- INSTRUCTIONS FOR THE TASK
Please, without the pictures, retype exactly the lines from the start of the material through the line that holds "h - cpiLow[i];".

- DATA PROVIDED
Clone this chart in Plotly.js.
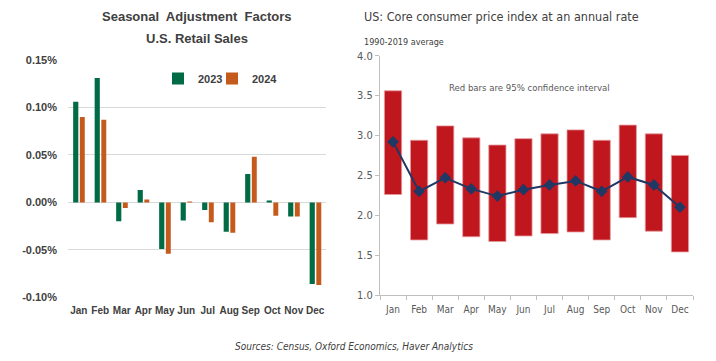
<!DOCTYPE html>
<html>
<head>
<meta charset="utf-8">
<script src="https://cdn.plot.ly/plotly-3.0.1.min.js"></script>
<style>
html,body{margin:0;padding:0;background:#fff;}
#chart{width:716px;height:361px;}
</style>
</head>
<body>
<div id="chart"></div>
<script>
// ---- data ----
var months = ['Jan','Feb','Mar','Apr','May','Jun','Jul','Aug','Sep','Oct','Nov','Dec'];
var seriesNames = ['2023','2024'];
var sa2023 = [0.106, 0.131, -0.020, 0.013, -0.049, -0.019, -0.008, -0.031, 0.030, 0.002, -0.015, -0.086];
var sa2024 = [0.090, 0.087, -0.006, 0.003, -0.054, 0.001, -0.021, -0.032, 0.048, -0.014, -0.015, -0.087];
var leftTickVals = [-0.10, -0.05, 0, 0.05, 0.10, 0.15];
var leftTickText = ['-0.10%', '-0.05%', '0.00%', '0.05%', '0.10%', '0.15%'];

var cpiMean = [2.92, 2.30, 2.47, 2.33, 2.24, 2.32, 2.38, 2.43, 2.30, 2.48, 2.38, 2.10];
var cpiLow  = [2.26, 1.69, 1.89, 1.73, 1.67, 1.74, 1.77, 1.79, 1.69, 1.97, 1.80, 1.54];
var cpiHigh = [3.56, 2.94, 3.12, 2.97, 2.88, 2.96, 3.02, 3.07, 2.94, 3.13, 3.02, 2.75];
var rightTickVals = [1.0, 1.5, 2.0, 2.5, 3.0, 3.5, 4.0];
var rightTickText = ['1.0', '1.5', '2.0', '2.5', '3.0', '3.5', '4.0'];

// ---- build ----
var W = 716, H = 361;
function px(x){ return x / W; }
function py(y){ return 1 - y / H; }

var narrow = '"DejaVu Sans Condensed", "Liberation Sans", sans-serif';
var sans = '"Liberation Sans", Arial, sans-serif';

var ciHeight = cpiHigh.map(function(h, i){ return h - cpiLow[i]; });

var traces = [
  {type:'bar', name:seriesNames[0], x:months, y:sa2023, xaxis:'x', yaxis:'y', legend:'legend',
   width:0.24, offset:-0.26, marker:{color:'#006B45'}},
  {type:'bar', name:seriesNames[1], x:months, y:sa2024, xaxis:'x', yaxis:'y', legend:'legend2',
   width:0.23, offset:0.05, marker:{color:'#C55A1D'}},
  {type:'bar', name:'95% CI', x:months, y:ciHeight, base:cpiLow, xaxis:'x2', yaxis:'y2',
   width:0.66, showlegend:false, marker:{color:'#C0161E', line:{color:'#E59A9E', width:0.8}}},
  {type:'scatter', mode:'lines+markers', name:'Average', x:months, y:cpiMean, xaxis:'x2', yaxis:'y2',
   showlegend:false, line:{color:'#1F3864', width:2}, marker:{symbol:'diamond', size:9, color:'#1F3864'}}
];

var legFont = {family:sans, size:11, color:'#404040', weight:'bold'};

var layout = {
  width: W, height: H,
  margin: {l:0, r:0, t:0, b:0},
  paper_bgcolor: '#ffffff', plot_bgcolor: 'rgba(0,0,0,0)',
  barmode: 'group',
  showlegend: true,
  legend: {orientation:'h', x:px(158), y:py(64), xanchor:'left', yanchor:'top',
           font:legFont, bgcolor:'rgba(0,0,0,0)'},
  legend2: {orientation:'h', x:px(212), y:py(64), xanchor:'left', yanchor:'top',
           font:legFont, bgcolor:'rgba(0,0,0,0)'},
  xaxis: {domain:[px(68), px(326)], anchor:'y', type:'category', range:[-0.5, 11.5],
          showgrid:false, showline:false, ticks:'', ticklabelstandoff:6, tickangle:0,
          tickfont:{family:sans, size:10, color:'#404040', weight:'bold'}},
  yaxis: {domain:[py(297.3), py(60)], anchor:'x', range:[-0.10, 0.15],
          tickvals:leftTickVals, ticktext:leftTickText,
          showgrid:true, gridcolor:'#D9D9D9', gridwidth:1,
          zeroline:true, zerolinecolor:'#D9D9D9', zerolinewidth:1,
          showline:false, ticks:'', ticklabelstandoff:10,
          tickfont:{family:sans, size:11, color:'#404040', weight:'bold'}},
  xaxis2: {domain:[px(380), px(693)], anchor:'y2', type:'category', range:[-0.5, 11.5],
           showgrid:false, showline:true, linecolor:'#BFBFBF', linewidth:1,
           ticks:'outside', tickson:'boundaries', ticklen:4, tickcolor:'#BFBFBF', tickangle:0,
           ticklabelstandoff:5,
           tickfont:{family:narrow, size:10, color:'#595959'}},
  yaxis2: {domain:[py(295), py(55.7)], anchor:'x2', range:[1, 4],
           tickvals:rightTickVals, ticktext:rightTickText,
           showgrid:false, zeroline:false, showline:true, linecolor:'#BFBFBF', linewidth:1,
           ticks:'outside', ticklen:4, tickcolor:'#BFBFBF',
           tickfont:{family:narrow, size:11, color:'#595959'}},
  annotations: [
    {xref:'paper', yref:'paper', x:px(197), y:py(17), xanchor:'center', yanchor:'middle', showarrow:false,
     text:'Seasonal  Adjustment  Factors', font:{family:sans, size:13, color:'#404040', weight:'bold'}},
    {xref:'paper', yref:'paper', x:px(197), y:py(39), xanchor:'center', yanchor:'middle', showarrow:false,
     text:'U.S. Retail Sales', font:{family:sans, size:13, color:'#404040', weight:'bold'}},
    {xref:'paper', yref:'paper', x:px(362), y:py(17), xanchor:'left', yanchor:'middle', showarrow:false,
     text:'US: Core consumer price index at an annual rate', font:{family:narrow, size:12.5, color:'#404040'}},
    {xref:'paper', yref:'paper', x:px(362), y:py(42), xanchor:'left', yanchor:'middle', showarrow:false,
     text:'1990-2019 average', font:{family:narrow, size:9, color:'#404040'}},
    {xref:'paper', yref:'paper', x:px(529), y:py(87), xanchor:'center', yanchor:'middle', showarrow:false,
     text:'Red bars are 95% confidence interval', font:{family:narrow, size:9.5, color:'#595959'}},
    {xref:'paper', yref:'paper', x:px(354), y:py(346), xanchor:'center', yanchor:'middle', showarrow:false,
     text:'<i>Sources: Census, Oxford Economics, Haver Analytics</i>', font:{family:narrow, size:10, color:'#404040'}}
  ]
};

Plotly.newPlot('chart', traces, layout, {displayModeBar:false, staticPlot:true});
</script>
</body>
</html>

- WRITTEN RESPONSE
Clone this chart in Plotly.js.
<!DOCTYPE html>
<html>
<head>
<meta charset="utf-8">
<script src="https://cdn.plot.ly/plotly-3.0.1.min.js"></script>
<style>
html,body{margin:0;padding:0;background:#fff;}
#chart{width:716px;height:361px;}
</style>
</head>
<body>
<div id="chart"></div>
<script>
// ---- data ----
var months = ['Jan','Feb','Mar','Apr','May','Jun','Jul','Aug','Sep','Oct','Nov','Dec'];
var seriesNames = ['2023','2024'];
var sa2023 = [0.106, 0.131, -0.020, 0.013, -0.049, -0.019, -0.008, -0.031, 0.030, 0.002, -0.015, -0.086];
var sa2024 = [0.090, 0.087, -0.006, 0.003, -0.054, 0.001, -0.021, -0.032, 0.048, -0.014, -0.015, -0.087];
var leftTickVals = [-0.10, -0.05, 0, 0.05, 0.10, 0.15];
var leftTickText = ['-0.10%', '-0.05%', '0.00%', '0.05%', '0.10%', '0.15%'];

var cpiMean = [2.92, 2.30, 2.47, 2.33, 2.24, 2.32, 2.38, 2.43, 2.30, 2.48, 2.38, 2.10];
var cpiLow  = [2.26, 1.69, 1.89, 1.73, 1.67, 1.74, 1.77, 1.79, 1.69, 1.97, 1.80, 1.54];
var cpiHigh = [3.56, 2.94, 3.12, 2.97, 2.88, 2.96, 3.02, 3.07, 2.94, 3.13, 3.02, 2.75];
var rightTickVals = [1.0, 1.5, 2.0, 2.5, 3.0, 3.5, 4.0];
var rightTickText = ['1.0', '1.5', '2.0', '2.5', '3.0', '3.5', '4.0'];

// ---- build ----
var W = 716, H = 361;
function px(x){ return x / W; }
function py(y){ return 1 - y / H; }

var narrow = '"DejaVu Sans Condensed", "Liberation Sans", sans-serif';
var sans = '"Liberation Sans", Arial, sans-serif';

var ciHeight = cpiHigh.map(function(h, i){ return h - cpiLow[i]; });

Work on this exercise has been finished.